-- START --

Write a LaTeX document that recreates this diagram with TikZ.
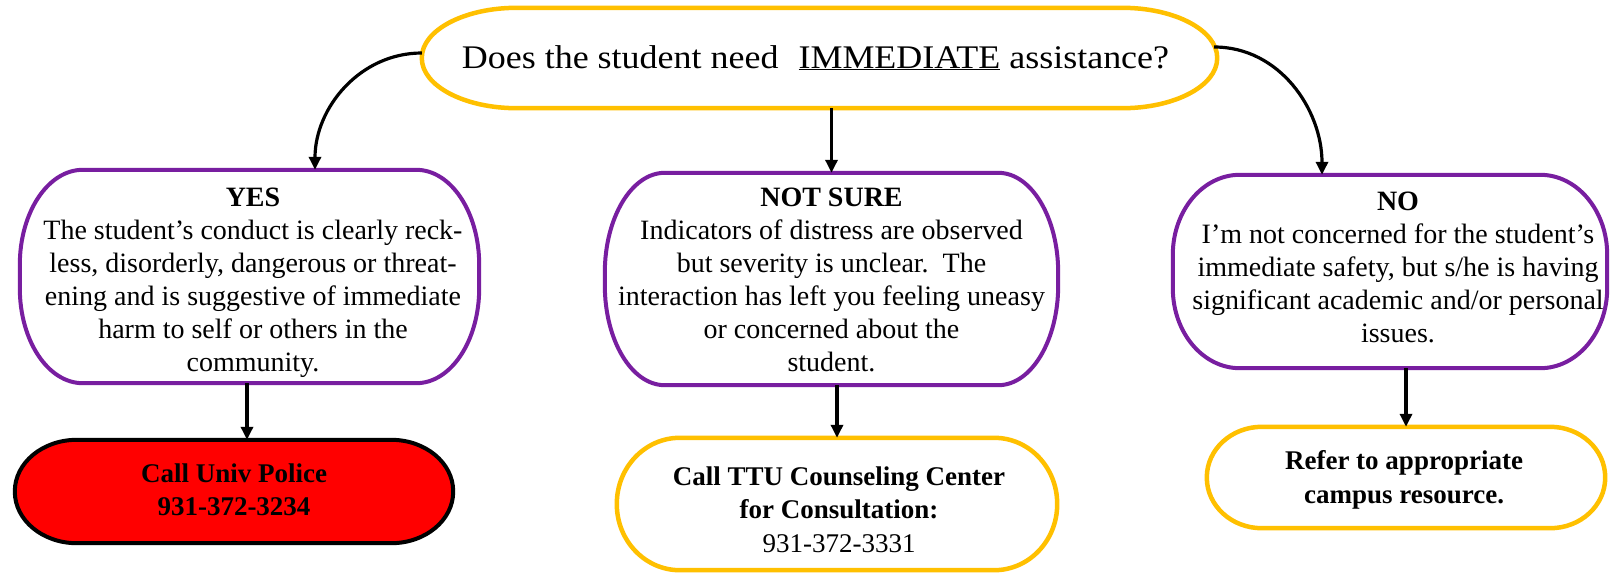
\documentclass[tikz,border=0pt]{standalone}
\usepackage{fontspec}
\setmainfont{Liberation Serif}
\newfontfamily\topfont[FakeStretch=1.09]{Liberation Serif}
\usetikzlibrary{arrows.meta}
\definecolor{gold}{RGB}{255,192,0}
\definecolor{purp}{RGB}{120,30,160}
\definecolor{alarm}{RGB}{255,0,0}

% #1 node name, #2 x radius, #3 y radius, #4 path options
\newcommand\pillshape[4]{%
  \path[#4] ([xshift=#2]#1.north west) -- ([xshift=-#2]#1.north east)
    arc[start angle=90, end angle=0, x radius=#2, y radius=#3]
    -- ([yshift=#3]#1.south east)
    arc[start angle=0, end angle=-90, x radius=#2, y radius=#3]
    -- ([xshift=#2]#1.south west)
    arc[start angle=270, end angle=180, x radius=#2, y radius=#3]
    -- ([yshift=-#3]#1.north west)
    arc[start angle=180, end angle=90, x radius=#2, y radius=#3]
    -- cycle;}

\begin{document}
\begin{tikzpicture}[x=1pt,y=1pt,
  box/.style={rectangle, draw=none, inner sep=0pt},
  purpline/.style={draw=purp, line width=4pt, fill=white},
  goldline/.style={draw=gold, line width=4.5pt, fill=white},
  redline/.style={draw=black, line width=4pt, fill=alarm},
  bodytxt/.style={inner sep=0pt, anchor=north, align=center, font=\fontsize{28}{33}\selectfont},
  calltxt/.style={inner sep=0pt, anchor=north, align=center, font=\fontsize{27}{33.5}\selectfont},
  arr/.style={line width=3.2pt, -{Triangle[length=13pt,width=12pt]}}]

\fill[white] (0,0) rectangle (1611,-573);
\useasboundingbox (0,0) rectangle (1611,-573);

% shape holders
\node[box, minimum width=795pt, minimum height=100pt] (top) at (819.5,-58) {};
\node[box, minimum width=459pt, minimum height=213pt] (yes) at (249.5,-276.5) {};
\node[box, minimum width=453pt, minimum height=212pt] (ns) at (831.5,-279) {};
\node[box, minimum width=434pt, minimum height=193pt] (no) at (1390,-271.5) {};
\node[box, minimum width=438pt, minimum height=103pt] (police) at (234,-491.5) {};
\node[box, minimum width=440pt, minimum height=132pt] (ttu) at (837,-504) {};
\node[box, minimum width=398pt, minimum height=101pt] (refer) at (1406,-477.5) {};

% outlines
\pillshape{top}{95pt}{50pt}{goldline}
\pillshape{yes}{63pt}{95pt}{purpline}
\pillshape{ns}{60pt}{100pt}{purpline}
\pillshape{no}{67pt}{80pt}{purpline}
\pillshape{police}{62pt}{51.5pt}{redline}
\pillshape{ttu}{63pt}{66pt}{goldline}
\pillshape{refer}{55pt}{50.5pt}{goldline}

% texts
\node[inner sep=0pt, anchor=base, font=\topfont\fontsize{33}{40}\selectfont] (top-t) at (815.5,-68)
  {Does the student need\hspace{20pt}\underline{IMMEDIATE} assistance?};
\node[bodytxt] (yes-t) at (253,-188) {\textbf{YES}\\The student’s conduct is clearly reck-\\less, disorderly, dangerous or threat-\\ening and is suggestive of immediate\\harm to self or others in the\\community.};
\node[bodytxt] (ns-t) at (831.5,-188) {\textbf{NOT SURE}\\Indicators of distress are observed\\but severity is unclear.\ \ The\\interaction has left you feeling uneasy\\or concerned about the\\student.};
\node[bodytxt] (no-t) at (1398,-192) {\textbf{NO}\\I’m not concerned for the student’s\\immediate safety, but s/he is having\\significant academic and/or personal\\issues.};
\node[calltxt, font=\fontsize{27}{33.5}\selectfont\bfseries] (police-t) at (234,-463.5) {Call Univ Police\\931-372-3234};
\node[calltxt] (ttu-t) at (839,-466.5) {\textbf{Call TTU Counseling Center}\\\textbf{for Consultation:}\\931-372-3331};
\node[calltxt, font=\fontsize{27}{34}\selectfont\bfseries] (refer-t) at (1404,-450) {Refer to appropriate\\campus resource.};

% connectors
\draw[arr] ([yshift=5pt]top.west) to[out=180,in=90] ([xshift=65.5pt]yes.north);
\draw[arr] (top.south -| ns.north) -- (ns.north);
\draw[arr] ([yshift=11pt,xshift=-3pt]top.east) to[out=0,in=90] ([xshift=-68pt]no.north);
\draw[arr] (police.north |- yes.south) ++(13pt,0) coordinate (ys) (ys) -- (ys |- police.north);
\draw[arr] (ttu.north |- ns.south) -- (ttu.north);
\draw[arr] (refer.north |- no.south) -- (refer.north);
\end{tikzpicture}
\end{document}
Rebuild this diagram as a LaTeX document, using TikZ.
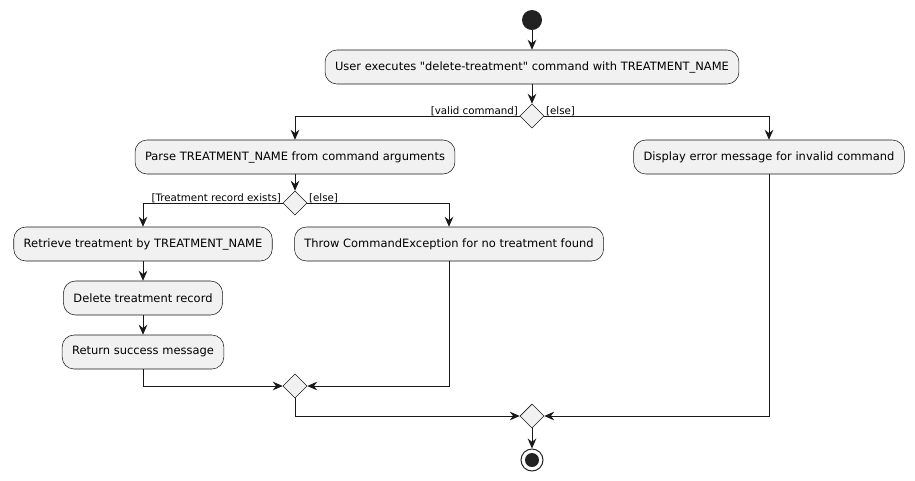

-- END --

• _YOUR GOAL_:
All entries must be written out again exactly as given, with no pictures in the copy.

• _WRITTEN SOLUTION_:
Write a LaTeX document that recreates this diagram with TikZ.
\documentclass[tikz,border=0pt]{standalone}
\usepackage{fontspec}
\setmainfont{Liberation Serif}
\newfontfamily\topfont[FakeStretch=1.09]{Liberation Serif}
\usetikzlibrary{arrows.meta}
\definecolor{gold}{RGB}{255,192,0}
\definecolor{purp}{RGB}{120,30,160}
\definecolor{alarm}{RGB}{255,0,0}

% #1 node name, #2 x radius, #3 y radius, #4 path options
\newcommand\pillshape[4]{%
  \path[#4] ([xshift=#2]#1.north west) -- ([xshift=-#2]#1.north east)
    arc[start angle=90, end angle=0, x radius=#2, y radius=#3]
    -- ([yshift=#3]#1.south east)
    arc[start angle=0, end angle=-90, x radius=#2, y radius=#3]
    -- ([xshift=#2]#1.south west)
    arc[start angle=270, end angle=180, x radius=#2, y radius=#3]
    -- ([yshift=-#3]#1.north west)
    arc[start angle=180, end angle=90, x radius=#2, y radius=#3]
    -- cycle;}

\begin{document}
\begin{tikzpicture}[x=1pt,y=1pt,
  box/.style={rectangle, draw=none, inner sep=0pt},
  purpline/.style={draw=purp, line width=4pt, fill=white},
  goldline/.style={draw=gold, line width=4.5pt, fill=white},
  redline/.style={draw=black, line width=4pt, fill=alarm},
  bodytxt/.style={inner sep=0pt, anchor=north, align=center, font=\fontsize{28}{33}\selectfont},
  calltxt/.style={inner sep=0pt, anchor=north, align=center, font=\fontsize{27}{33.5}\selectfont},
  arr/.style={line width=3.2pt, -{Triangle[length=13pt,width=12pt]}}]

\fill[white] (0,0) rectangle (1611,-573);
\useasboundingbox (0,0) rectangle (1611,-573);

% shape holders
\node[box, minimum width=795pt, minimum height=100pt] (top) at (819.5,-58) {};
\node[box, minimum width=459pt, minimum height=213pt] (yes) at (249.5,-276.5) {};
\node[box, minimum width=453pt, minimum height=212pt] (ns) at (831.5,-279) {};
\node[box, minimum width=434pt, minimum height=193pt] (no) at (1390,-271.5) {};
\node[box, minimum width=438pt, minimum height=103pt] (police) at (234,-491.5) {};
\node[box, minimum width=440pt, minimum height=132pt] (ttu) at (837,-504) {};
\node[box, minimum width=398pt, minimum height=101pt] (refer) at (1406,-477.5) {};

% outlines
\pillshape{top}{95pt}{50pt}{goldline}
\pillshape{yes}{63pt}{95pt}{purpline}
\pillshape{ns}{60pt}{100pt}{purpline}
\pillshape{no}{67pt}{80pt}{purpline}
\pillshape{police}{62pt}{51.5pt}{redline}
\pillshape{ttu}{63pt}{66pt}{goldline}
\pillshape{refer}{55pt}{50.5pt}{goldline}

% texts
\node[inner sep=0pt, anchor=base, font=\topfont\fontsize{33}{40}\selectfont] (top-t) at (815.5,-68)
  {Does the student need\hspace{20pt}\underline{IMMEDIATE} assistance?};
\node[bodytxt] (yes-t) at (253,-188) {\textbf{YES}\\The student’s conduct is clearly reck-\\less, disorderly, dangerous or threat-\\ening and is suggestive of immediate\\harm to self or others in the\\community.};
\node[bodytxt] (ns-t) at (831.5,-188) {\textbf{NOT SURE}\\Indicators of distress are observed\\but severity is unclear.\ \ The\\interaction has left you feeling uneasy\\or concerned about the\\student.};
\node[bodytxt] (no-t) at (1398,-192) {\textbf{NO}\\I’m not concerned for the student’s\\immediate safety, but s/he is having\\significant academic and/or personal\\issues.};
\node[calltxt, font=\fontsize{27}{33.5}\selectfont\bfseries] (police-t) at (234,-463.5) {Call Univ Police\\931-372-3234};
\node[calltxt] (ttu-t) at (839,-466.5) {\textbf{Call TTU Counseling Center}\\\textbf{for Consultation:}\\931-372-3331};
\node[calltxt, font=\fontsize{27}{34}\selectfont\bfseries] (refer-t) at (1404,-450) {Refer to appropriate\\campus resource.};

% connectors
\draw[arr] ([yshift=5pt]top.west) to[out=180,in=90] ([xshift=65.5pt]yes.north);
\draw[arr] (top.south -| ns.north) -- (ns.north);
\draw[arr] ([yshift=11pt,xshift=-3pt]top.east) to[out=0,in=90] ([xshift=-68pt]no.north);
\draw[arr] (police.north |- yes.south) ++(13pt,0) coordinate (ys) (ys) -- (ys |- police.north);
\draw[arr] (ttu.north |- ns.south) -- (ttu.north);
\draw[arr] (refer.north |- no.south) -- (refer.north);
\end{tikzpicture}
\end{document}
Rebuild this diagram as a LaTeX document, using TikZ.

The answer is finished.